What version of qmail?

What other software does this server run?

How many users?

Are all these users trusted?

Are these users "system" users?  (can they log on to the box)

You need to supply more info to get help.

----------

## cheops05

 *Quote:*   

> What version of qmail?

 

mail-mta/qmail-1.03-r15  -noauthcram -notlsbeforeauth (-selinux) +ssl 383 kB

 *Quote:*   

> What other software does this server run?

 

courier-imap - vpopmail

 *Quote:*   

> How many users?

 

 just me at the moment

 *Quote:*   

> Are all these users trusted?

 

yes

 *Quote:*   

> Are these users "system" users? (can they log on to the box)

 

like I say there is just myself and I am a system user

 *Quote:*   

> You need to supply more info to get help.

 

As far as I can tell I have setup my tcprules correctly?

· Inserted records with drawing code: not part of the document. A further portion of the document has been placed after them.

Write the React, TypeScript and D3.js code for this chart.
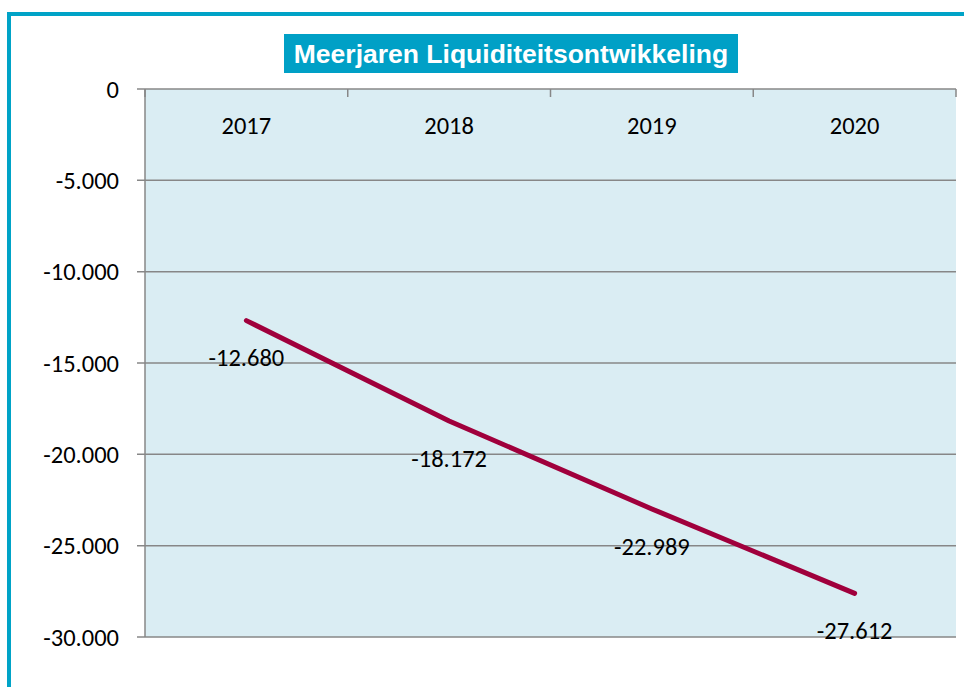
import React from "react";
import * as d3 from "d3";

const categories = ["2017", "2018", "2019", "2020"];
const values = [-12680, -18172, -22989, -27612];
const yTicks = [0, -5000, -10000, -15000, -20000, -25000, -30000];
const title = "Meerjaren Liquiditeitsontwikkeling";

const fmt = (v: number) => {
  const s = Math.abs(v).toString().replace(/\B(?=(\d{3})+(?!\d))/g, ".");
  return (v < 0 ? "-" : "") + s;
};

export default function App() {
  const W = 964, H = 687;
  const left = 145, right = 956, top = 89, bottom = 637;
  const x = d3.scaleBand().domain(categories).range([left, right]);
  const y = d3.scaleLinear().domain([0, -30000]).range([top, bottom]);
  const line = d3.line<number>()
    .x((_, i) => x(categories[i])! + x.bandwidth() / 2)
    .y((d) => y(d));
  const font = "Carlito, 'Open Sans', 'Noto Sans', sans-serif";
  const fs = 24.5;
  return (
    <svg width={W} height={H} style={{ position: "absolute", left: 0, top: 0 }}>
      <rect x={0} y={0} width={W} height={H} fill="#fff" />
      <line x1={9} y1={14} x2={W} y2={14} stroke="#00a3c7" strokeWidth={4} />
      <line x1={9} y1={12} x2={9} y2={H} stroke="#00a3c7" strokeWidth={4} />
      <rect x={left} y={top} width={right - left} height={bottom - top} fill="#daedf3" />
      {yTicks.map((t) => (
        <g key={t}>
          <line x1={137} x2={right} y1={y(t)} y2={y(t)} stroke="#878787" strokeWidth={1.5} />
          <text x={119} y={y(t)} dy="0.35em" textAnchor="end" fontFamily={font} fontSize={fs} fill="#000">
            {fmt(t)}
          </text>
        </g>
      ))}
      <line x1={left} x2={left} y1={top} y2={bottom} stroke="#878787" strokeWidth={1.5} />
      {categories.map((c, i) => (
        <g key={c}>
          <line x1={x(c)!} x2={x(c)!} y1={top} y2={top + 8} stroke="#878787" strokeWidth={1.5} />
          <text x={x(c)! + x.bandwidth() / 2} y={125} dy="0.35em" textAnchor="middle" fontFamily={font} fontSize={fs} fill="#000">
            {c}
          </text>
        </g>
      ))}
      <line x1={right} x2={right} y1={top} y2={top + 8} stroke="#878787" strokeWidth={1.5} />
      <path d={line(values) || ""} fill="none" stroke="#a0003c" strokeWidth={5} strokeLinecap="round" strokeLinejoin="round" />
      {values.map((v, i) => (
        <text key={i} x={x(categories[i])! + x.bandwidth() / 2} y={y(v) + 37} dy="0.35em" textAnchor="middle" fontFamily={font} fontSize={fs} fill="#000">
          {fmt(v)}
        </text>
      ))}
      <rect x={284} y={34} width={454} height={39} fill="#00a0c6" />
      <text x={511} y={54} dy="0.35em" textAnchor="middle" fontFamily="'Liberation Sans', Arial, sans-serif" fontWeight="bold" fontSize={26.5} fill="#fff">
        {title}
      </text>
    </svg>
  );
}
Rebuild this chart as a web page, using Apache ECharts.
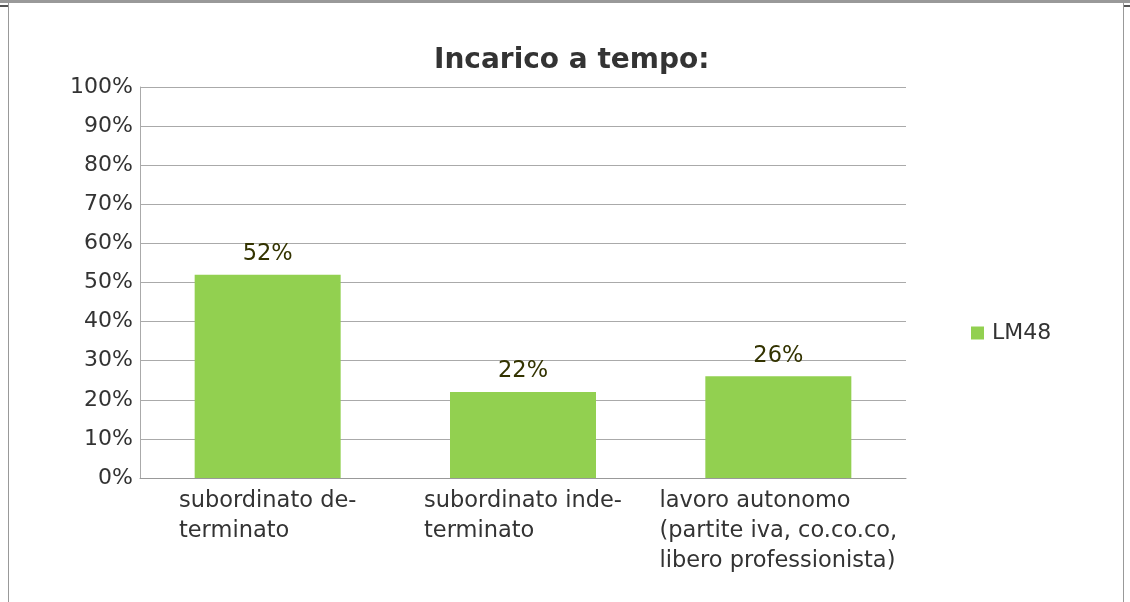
<!DOCTYPE html>
<html>
<head>
<meta charset="utf-8">
<script src="https://cdn.jsdelivr.net/npm/echarts@6/dist/echarts.min.js"></script>
<style>
  html, body { margin: 0; padding: 0; background: #fff; }
  #chart { width: 1130px; height: 602px; }
</style>
</head>
<body>
<div id="chart"></div>
<script>
// dati del grafico
const categories = [
  'subordinato de-\nterminato',
  'subordinato inde-\nterminato',
  'lavoro autonomo\n(partite iva, co.co.co,\nlibero professionista)'
]
const lm48 = [52, 22, 26]
const yTicks = [0, 10, 20, 30, 40, 50, 60, 70, 80, 90, 100]

const font = '"DejaVu Sans", sans-serif'
const chart = echarts.init(document.getElementById('chart'))

chart.setOption({
  backgroundColor: '#fff',
  animation: false,
  title: {
    text: 'Incarico a tempo:',
    left: 429,
    top: 42,
    textStyle: { fontFamily: font, fontSize: 28, fontWeight: 'bold', color: '#333' }
  },
  legend: {
    data: ['LM48'],
    left: 966,
    top: 317,
    icon: 'rect',
    itemWidth: 13,
    itemHeight: 13,
    itemGap: 8,
    textStyle: { fontFamily: font, fontSize: 22, color: '#333', padding: [0, 0, 0, 3] }
  },
  grid: { left: 140, right: 224, top: 87, bottom: 124 },
  xAxis: {
    type: 'category',
    data: categories,
    axisLine: { lineStyle: { color: '#999', width: 1 } },
    axisTick: { show: false },
    axisLabel: {
      interval: 0,
      margin: 8,
      align: 'center',
      formatter: v => v.split('\n').map(l => '{a|' + l + '}').join('\n'),
      rich: {
        a: { fontFamily: font, fontSize: 22.5, color: '#333', lineHeight: 30, align: 'left' }
      }
    }
  },
  yAxis: {
    type: 'value',
    min: yTicks[0],
    max: yTicks[yTicks.length - 1],
    interval: yTicks[1] - yTicks[0],
    axisLine: { show: true, lineStyle: { color: '#aaa', width: 1 } },
    axisTick: { show: false },
    splitLine: { lineStyle: { color: '#aaa', width: 1 } },
    axisLabel: {
      margin: 7,
      padding: [4, 0, 0, 0],
      formatter: '{value}%',
      fontFamily: font,
      fontSize: 22,
      color: '#333'
    }
  },
  series: [{
    name: 'LM48',
    type: 'bar',
    data: lm48,
    barWidth: 146,
    itemStyle: { color: '#92d050' },
    label: {
      show: true,
      position: 'top',
      distance: 9,
      formatter: p => p.value + '%',
      fontFamily: font,
      fontSize: 22.5,
      color: '#333300'
    }
  }],
  graphic: [
    { type: 'rect', shape: { x: 0, y: 0, width: 1130, height: 3 }, style: { fill: '#999' }, silent: true },
    { type: 'rect', shape: { x: 0, y: 5, width: 8, height: 2 }, style: { fill: '#555' }, silent: true },
    { type: 'rect', shape: { x: 1124, y: 5, width: 6, height: 2 }, style: { fill: '#555' }, silent: true },
    { type: 'rect', shape: { x: 8, y: 3, width: 1, height: 599 }, style: { fill: '#999' }, silent: true },
    { type: 'rect', shape: { x: 1123, y: 3, width: 1, height: 599 }, style: { fill: '#999' }, silent: true }
  ]
})
</script>
</body>
</html>
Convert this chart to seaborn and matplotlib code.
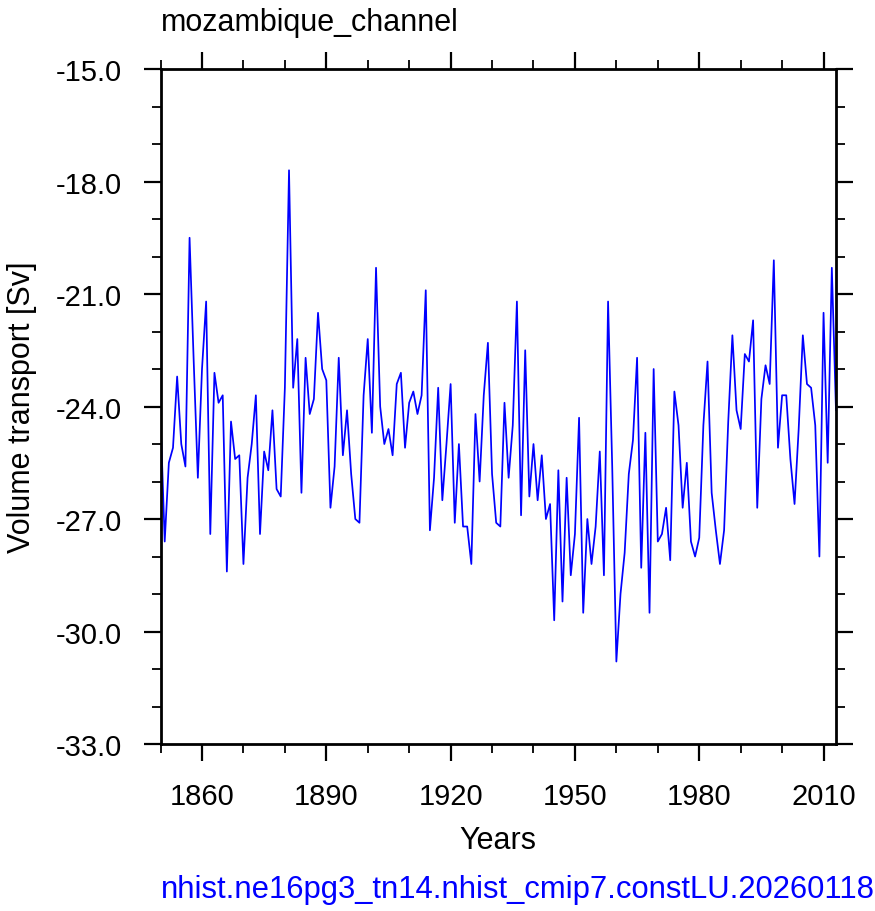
import matplotlib
matplotlib.use("Agg")
import matplotlib.pyplot as plt
from matplotlib.ticker import MultipleLocator, FormatStrFormatter
import seaborn as sns
import pandas as pd

# Annual volume transport through the Mozambique Channel [Sv], 1850-2013
YEARS = list(range(1850, 2014))
TRANSPORT = [
    -24.3, -27.6, -25.5, -25.1, -23.2, -25.0, -25.6, -19.5, -22.8, -25.9,  # 1850s
    -23.0, -21.2, -27.4, -23.1, -23.9, -23.7, -28.4, -24.4, -25.4, -25.3,  # 1860s
    -28.2, -25.9, -25.0, -23.7, -27.4, -25.2, -25.7, -24.1, -26.2, -26.4,  # 1870s
    -23.5, -17.7, -23.5, -22.2, -26.3, -22.7, -24.2, -23.8, -21.5, -23.0,  # 1880s
    -23.3, -26.7, -25.6, -22.7, -25.3, -24.1, -25.8, -27.0, -27.1, -23.7,  # 1890s
    -22.2, -24.7, -20.3, -24.0, -25.0, -24.6, -25.3, -23.4, -23.1, -25.1,  # 1900s
    -23.9, -23.6, -24.2, -23.7, -20.9, -27.3, -25.9, -23.5, -26.5, -25.0,  # 1910s
    -23.4, -27.1, -25.0, -27.2, -27.2, -28.2, -24.2, -26.0, -23.7, -22.3,  # 1920s
    -25.8, -27.1, -27.2, -23.9, -25.9, -24.5, -21.2, -26.9, -22.5, -26.4,  # 1930s
    -25.0, -26.5, -25.3, -27.0, -26.6, -29.7, -25.7, -29.2, -25.9, -28.5,  # 1940s
    -27.4, -24.3, -29.5, -27.0, -28.2, -27.2, -25.2, -28.5, -21.2, -25.6,  # 1950s
    -30.8, -29.0, -27.9, -25.8, -24.9, -22.7, -28.3, -24.7, -29.5, -23.0,  # 1960s
    -27.6, -27.4, -26.7, -28.1, -23.6, -24.5, -26.7, -25.5, -27.6, -28.0,  # 1970s
    -27.5, -24.5, -22.8, -26.3, -27.3, -28.2, -27.3, -24.4, -22.1, -24.1,  # 1980s
    -24.6, -22.6, -22.8, -21.7, -26.7, -23.8, -22.9, -23.4, -20.1, -25.1,  # 1990s
    -23.7, -23.7, -25.4, -26.6, -24.6, -22.1, -23.4, -23.5, -24.5, -28.0,  # 2000s
    -21.5, -25.5, -20.3, -24.1,                                              # 2010s
]

TITLE = "mozambique_channel"
X_LABEL = "Years"
Y_LABEL = "Volume transport [Sv]"
CASE_NAME = "nhist.ne16pg3_tn14.nhist_cmip7.constLU.20260118"

sns.set_style("ticks")
plt.rcParams["font.family"] = ["Liberation Sans", "DejaVu Sans"]
plt.rcParams["text.color"] = "black"
plt.rcParams["axes.labelcolor"] = "black"
plt.rcParams["xtick.color"] = "black"
plt.rcParams["ytick.color"] = "black"

df = pd.DataFrame({"year": YEARS, "transport": TRANSPORT})

fig = plt.figure(figsize=(8.75, 9.12), dpi=100)
ax = fig.add_axes([0.1835, 0.1831, 0.7719, 0.7401])

sns.lineplot(data=df, x="year", y="transport", color="#0000FF", lw=1.25, ax=ax)

ax.set_xlim(1850, 2013)
ax.set_ylim(-33, -15)
ax.xaxis.set_major_locator(MultipleLocator(30))
ax.xaxis.set_minor_locator(MultipleLocator(10))
ax.yaxis.set_major_locator(MultipleLocator(3))
ax.yaxis.set_minor_locator(MultipleLocator(1))
ax.yaxis.set_major_formatter(FormatStrFormatter("%.1f"))

for s in ax.spines.values():
    s.set_visible(True)
    s.set_linewidth(2.0)
    s.set_color("black")

ax.tick_params(which="both", direction="out", top=True, right=True,
               colors="black", labelsize=21)
ax.tick_params(which="major", length=12.5, width=1.6, pad=15)
ax.tick_params(which="minor", length=6.5, width=1.3)

ax.set_xlabel(X_LABEL, fontsize=22, va="center")
ax.xaxis.set_label_coords(0.5, -0.1422)
ax.set_ylabel(Y_LABEL, fontsize=22, va="center")
ax.yaxis.set_label_coords(-0.205, 0.5)

fig.text(0.1835, 0.966, TITLE, fontsize=22, ha="left", va="baseline")
fig.text(0.1835, 0.0154, CASE_NAME, fontsize=22.3, color="#0000FF",
         ha="left", va="baseline")

fig.savefig("out.png", dpi=100)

I have no idea how this user is being able to send through my server when I dont have an open relay.

Any Ideas?

Cheops

----------

## pjj

Don´t let your smtp server being used without a valid login (don´t know how to do this)

----------

## cheops05

As far as I know it doesnt allow any except from localhost ie 127.0.0.1:allow etc.... in the tcp rules

----------

## RayDude

This may help. I have it set up on my email server. I use postfix.

For postfix its like this (in /etc/postfix/main.cf)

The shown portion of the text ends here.